● **Information supplied**:
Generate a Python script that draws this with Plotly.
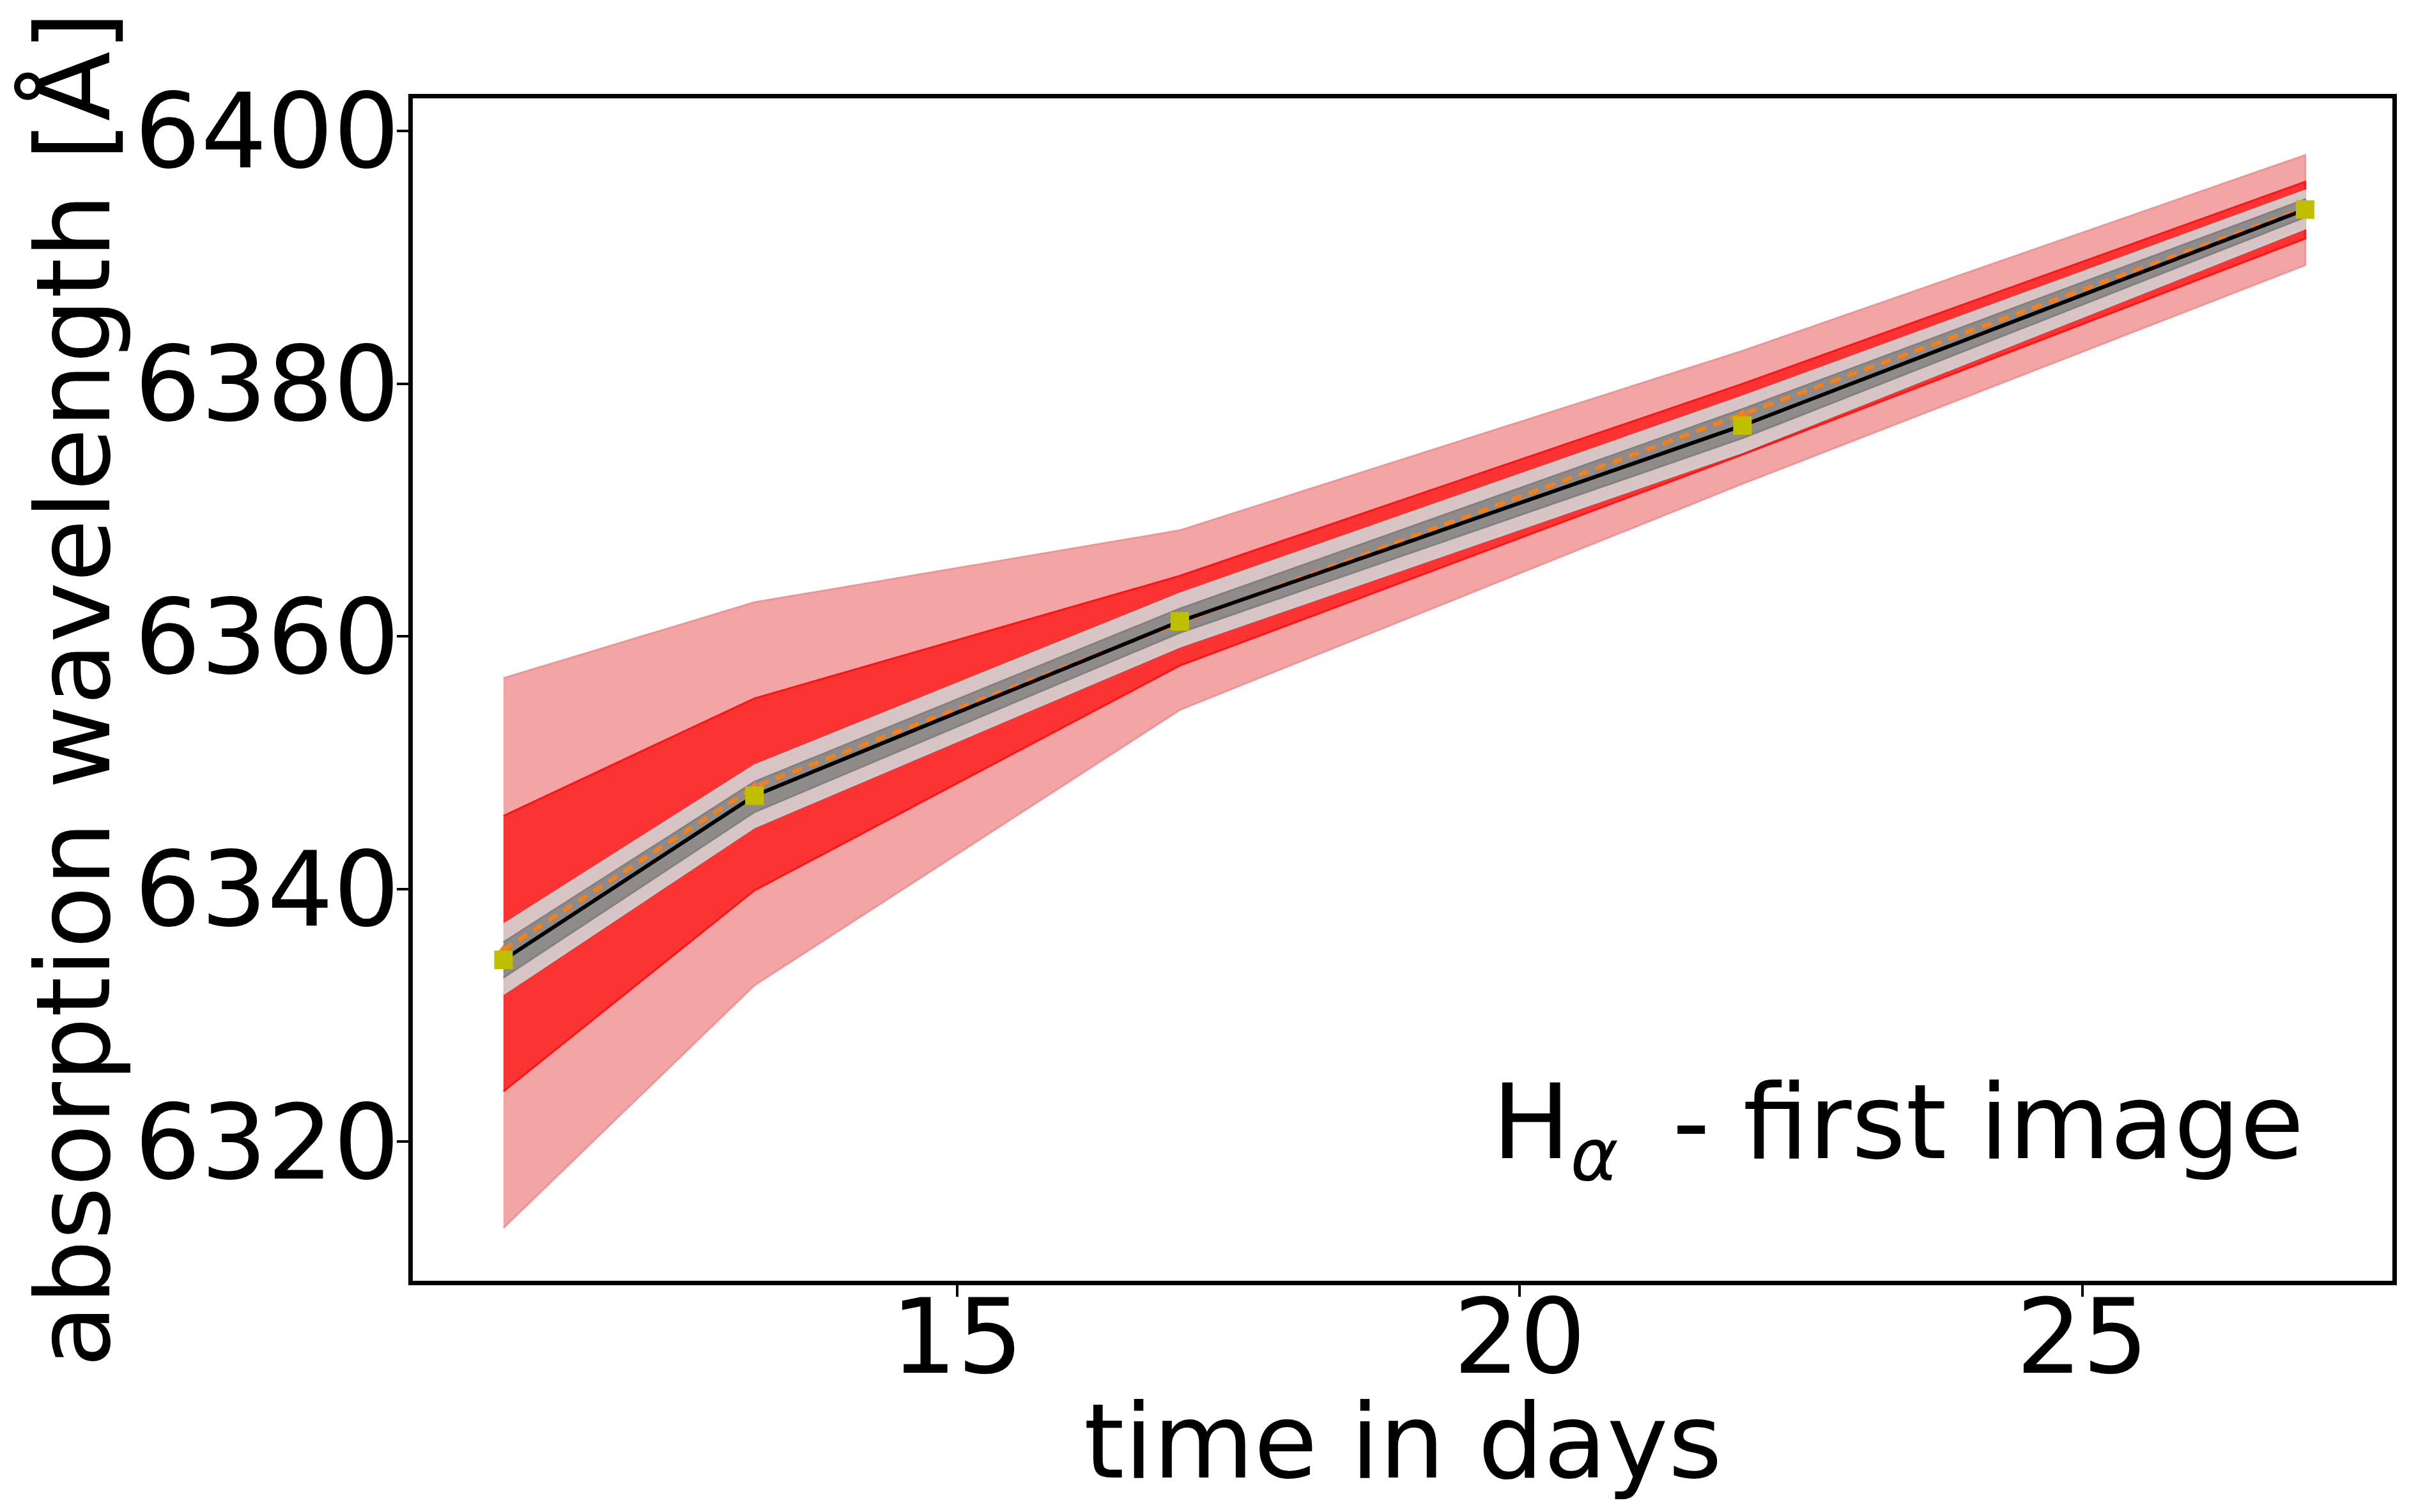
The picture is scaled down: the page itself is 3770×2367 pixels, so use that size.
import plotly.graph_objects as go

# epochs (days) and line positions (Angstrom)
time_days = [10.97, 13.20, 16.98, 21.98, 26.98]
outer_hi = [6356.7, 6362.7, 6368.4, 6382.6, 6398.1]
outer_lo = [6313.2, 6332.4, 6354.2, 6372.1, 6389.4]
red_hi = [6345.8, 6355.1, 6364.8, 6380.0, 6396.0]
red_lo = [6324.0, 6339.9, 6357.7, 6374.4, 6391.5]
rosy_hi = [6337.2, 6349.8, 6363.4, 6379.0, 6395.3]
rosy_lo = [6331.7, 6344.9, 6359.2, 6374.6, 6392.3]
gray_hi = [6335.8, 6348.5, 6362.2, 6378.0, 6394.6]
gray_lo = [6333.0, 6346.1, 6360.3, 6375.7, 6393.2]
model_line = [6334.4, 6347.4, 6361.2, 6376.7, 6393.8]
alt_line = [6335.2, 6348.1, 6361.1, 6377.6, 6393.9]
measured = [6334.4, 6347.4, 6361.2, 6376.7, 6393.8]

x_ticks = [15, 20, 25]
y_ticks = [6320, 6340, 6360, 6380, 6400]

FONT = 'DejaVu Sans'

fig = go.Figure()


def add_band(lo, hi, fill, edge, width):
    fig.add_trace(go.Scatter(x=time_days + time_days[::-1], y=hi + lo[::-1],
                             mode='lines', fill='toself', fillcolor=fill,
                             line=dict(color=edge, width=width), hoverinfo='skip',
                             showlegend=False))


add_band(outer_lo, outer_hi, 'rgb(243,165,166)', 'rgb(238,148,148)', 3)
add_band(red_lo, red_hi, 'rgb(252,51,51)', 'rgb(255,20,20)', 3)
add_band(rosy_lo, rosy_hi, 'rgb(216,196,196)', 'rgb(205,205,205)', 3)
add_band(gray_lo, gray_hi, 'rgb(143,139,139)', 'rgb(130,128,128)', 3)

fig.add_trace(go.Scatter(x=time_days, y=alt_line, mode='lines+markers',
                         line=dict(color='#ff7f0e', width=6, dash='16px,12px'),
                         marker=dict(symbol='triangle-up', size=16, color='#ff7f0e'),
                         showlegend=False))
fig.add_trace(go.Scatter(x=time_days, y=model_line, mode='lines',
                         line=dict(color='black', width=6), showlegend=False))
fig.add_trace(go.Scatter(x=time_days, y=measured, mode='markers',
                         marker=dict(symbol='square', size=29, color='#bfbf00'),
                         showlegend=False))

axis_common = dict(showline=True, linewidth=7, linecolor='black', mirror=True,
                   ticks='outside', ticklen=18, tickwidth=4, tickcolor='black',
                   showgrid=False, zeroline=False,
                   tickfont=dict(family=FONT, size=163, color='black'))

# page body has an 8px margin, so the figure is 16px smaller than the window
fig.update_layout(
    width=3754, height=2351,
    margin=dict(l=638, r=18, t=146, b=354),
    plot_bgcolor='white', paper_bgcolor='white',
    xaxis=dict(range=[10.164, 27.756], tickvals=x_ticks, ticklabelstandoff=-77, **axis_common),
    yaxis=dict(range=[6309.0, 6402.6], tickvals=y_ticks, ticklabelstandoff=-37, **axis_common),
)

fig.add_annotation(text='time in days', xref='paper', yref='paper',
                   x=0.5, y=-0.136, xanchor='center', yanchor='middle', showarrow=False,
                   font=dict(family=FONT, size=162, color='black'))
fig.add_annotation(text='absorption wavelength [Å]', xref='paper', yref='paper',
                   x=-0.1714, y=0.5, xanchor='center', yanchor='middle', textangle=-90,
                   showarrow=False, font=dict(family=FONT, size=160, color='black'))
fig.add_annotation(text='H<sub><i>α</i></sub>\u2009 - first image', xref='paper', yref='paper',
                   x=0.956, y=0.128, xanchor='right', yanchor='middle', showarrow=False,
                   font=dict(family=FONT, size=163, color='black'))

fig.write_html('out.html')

● **What is asked**: Go through the data above and transcribe it in full, omitting any image.

● **Solution below**:
Generate a Python script that draws this with Plotly.
The picture is scaled down: the page itself is 3770×2367 pixels, so use that size.
import plotly.graph_objects as go

# epochs (days) and line positions (Angstrom)
time_days = [10.97, 13.20, 16.98, 21.98, 26.98]
outer_hi = [6356.7, 6362.7, 6368.4, 6382.6, 6398.1]
outer_lo = [6313.2, 6332.4, 6354.2, 6372.1, 6389.4]
red_hi = [6345.8, 6355.1, 6364.8, 6380.0, 6396.0]
red_lo = [6324.0, 6339.9, 6357.7, 6374.4, 6391.5]
rosy_hi = [6337.2, 6349.8, 6363.4, 6379.0, 6395.3]
rosy_lo = [6331.7, 6344.9, 6359.2, 6374.6, 6392.3]
gray_hi = [6335.8, 6348.5, 6362.2, 6378.0, 6394.6]
gray_lo = [6333.0, 6346.1, 6360.3, 6375.7, 6393.2]
model_line = [6334.4, 6347.4, 6361.2, 6376.7, 6393.8]
alt_line = [6335.2, 6348.1, 6361.1, 6377.6, 6393.9]
measured = [6334.4, 6347.4, 6361.2, 6376.7, 6393.8]

x_ticks = [15, 20, 25]
y_ticks = [6320, 6340, 6360, 6380, 6400]

FONT = 'DejaVu Sans'

fig = go.Figure()


def add_band(lo, hi, fill, edge, width):
    fig.add_trace(go.Scatter(x=time_days + time_days[::-1], y=hi + lo[::-1],
                             mode='lines', fill='toself', fillcolor=fill,
                             line=dict(color=edge, width=width), hoverinfo='skip',
                             showlegend=False))


add_band(outer_lo, outer_hi, 'rgb(243,165,166)', 'rgb(238,148,148)', 3)
add_band(red_lo, red_hi, 'rgb(252,51,51)', 'rgb(255,20,20)', 3)
add_band(rosy_lo, rosy_hi, 'rgb(216,196,196)', 'rgb(205,205,205)', 3)
add_band(gray_lo, gray_hi, 'rgb(143,139,139)', 'rgb(130,128,128)', 3)

fig.add_trace(go.Scatter(x=time_days, y=alt_line, mode='lines+markers',
                         line=dict(color='#ff7f0e', width=6, dash='16px,12px'),
                         marker=dict(symbol='triangle-up', size=16, color='#ff7f0e'),
                         showlegend=False))
fig.add_trace(go.Scatter(x=time_days, y=model_line, mode='lines',
                         line=dict(color='black', width=6), showlegend=False))
fig.add_trace(go.Scatter(x=time_days, y=measured, mode='markers',
                         marker=dict(symbol='square', size=29, color='#bfbf00'),
                         showlegend=False))

axis_common = dict(showline=True, linewidth=7, linecolor='black', mirror=True,
                   ticks='outside', ticklen=18, tickwidth=4, tickcolor='black',
                   showgrid=False, zeroline=False,
                   tickfont=dict(family=FONT, size=163, color='black'))

# page body has an 8px margin, so the figure is 16px smaller than the window
fig.update_layout(
    width=3754, height=2351,
    margin=dict(l=638, r=18, t=146, b=354),
    plot_bgcolor='white', paper_bgcolor='white',
    xaxis=dict(range=[10.164, 27.756], tickvals=x_ticks, ticklabelstandoff=-77, **axis_common),
    yaxis=dict(range=[6309.0, 6402.6], tickvals=y_ticks, ticklabelstandoff=-37, **axis_common),
)

fig.add_annotation(text='time in days', xref='paper', yref='paper',
                   x=0.5, y=-0.136, xanchor='center', yanchor='middle', showarrow=False,
                   font=dict(family=FONT, size=162, color='black'))
fig.add_annotation(text='absorption wavelength [Å]', xref='paper', yref='paper',
                   x=-0.1714, y=0.5, xanchor='center', yanchor='middle', textangle=-90,
                   showarrow=False, font=dict(family=FONT, size=160, color='black'))
fig.add_annotation(text='H<sub><i>α</i></sub>\u2009 - first image', xref='paper', yref='paper',
                   x=0.956, y=0.128, xanchor='right', yanchor='middle', showarrow=False,
                   font=dict(family=FONT, size=163, color='black'))

fig.write_html('out.html')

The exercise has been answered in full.